After earning two wins, including a complete game shutout, and striking out 24 batters against the defending Big East Champions Syracuse, USF freshman left-hander Sara Nevins was named Big East pitcher of the week Monday.
This is newest in a long line of awards and accolades Nevins had earned since her freshman year at Pinellas Park High School. The Bay-area native was named MVP all four years of her high school career and was named all-state pitcher of the year on separate occasions after her sophomore and senior years.
In 2005, she was the first player on the east coast to win the Gatorade National Player of the Year award.
Coach Ken Eriksen said he feels lucky that such a talented player went to high school so close to Tampa.
“We have to go out and get the best kids possible,” Eriksen said. “It just so happens that Sara Nevins was in our backyard. Fortunately, she wanted to stay and play in her hometown area.”
Nevins carried her high school momentum into her collegiate career, posting 137 strikeouts and allowing just 14 walks so far during her first season of college softball. As a left-handed pitcher she can attack the plate more aggressively against the multitude of left-handed batters in softball.
“It is all about matchups and she faces left- and right-handed batters well, but really dominates left-handed hitters,” Eriksen said.
Assistant coach Monica Triner said she believes part of Nevins’ success comes from her mental attitude in the circle.
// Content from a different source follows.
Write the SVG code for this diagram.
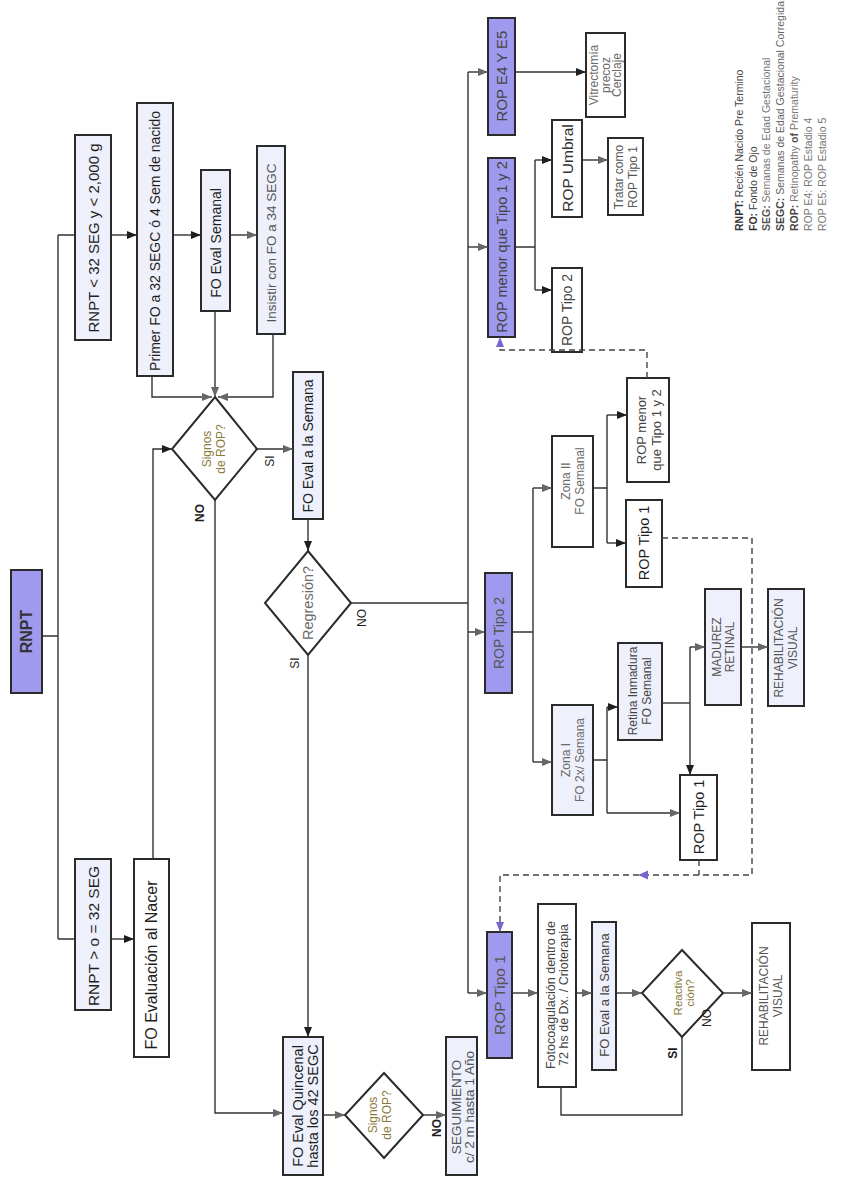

“She doesn’t think about it too much, she just goes out there and pitches,” Triner said. “(Nevins) is very talented. She will go right at (batters) and trust us to know they won’t be able to hit her. That’s what makes her so special, she just gets out there and lets it flow.”
In softball, a pitcher’s back foot must remain on the ground throughout the pitching motion for the pitch to be considered legal, something Nevins struggled with earlier this season. Triner, a former USF pitcher who earned her All-American status as a Bull in 1998 and 1999, has helped Nevins change her pitching motion to reduce the number of illegal pitching calls she is subjected to.
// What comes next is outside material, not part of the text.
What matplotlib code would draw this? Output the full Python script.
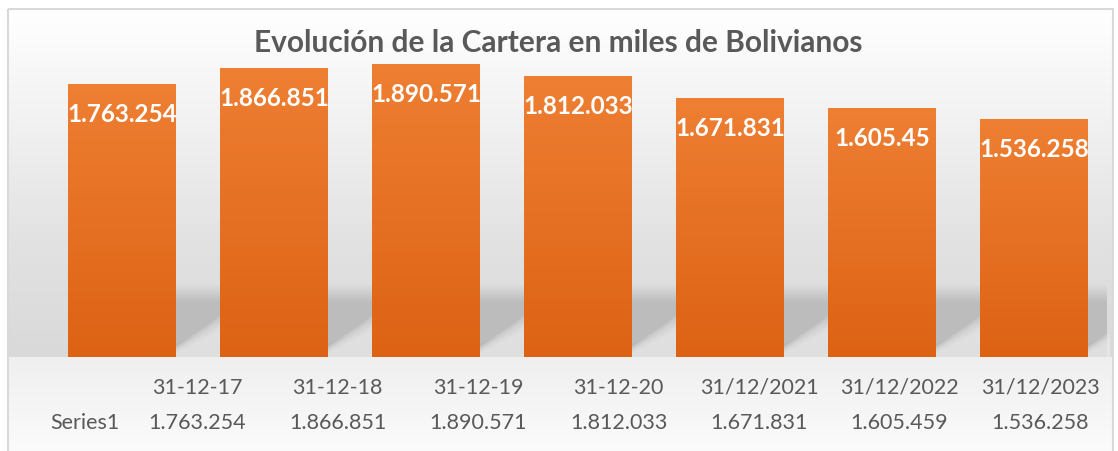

“I had to change some things up and take some speed off,” said Nevins, who throws at nearly 70 mph. “I was kind of scared at first, but it all worked out even better.”
Because of the shorter pitching distance in softball, a 70-mph softball pitch is comparable to a 100-mph pitch in baseball.
“We have been battling it pretty hard for the last week and a half,” Triner said.
Though Nevins is just a freshman, Eriksen said he has high hopes for his young star.
“(Nevins) reminds of Leigh Ann Ellis and Monica Triner,” he said. “I didn’t have a Leigh Ann Ellis her first two years, but (Nevins) has the same talent and ability as them.”
Ellis holds the No. 1 and 2 spots in the USF record book for victories, strikeouts and shutouts in a season and Triner holds the USF career records in strikeouts and victories. Nevins is on pace to reach the No. 5 spot in strikeouts in just one season.
Fans will have a chance to see Nevins in action this weekend when the Bulls host Georgetown in a three-game Big East series. USF will play a doubleheader against the Hoyas on Saturday at 1 p.m. before the series finale Sunday at noon at the new USF Softball Stadium.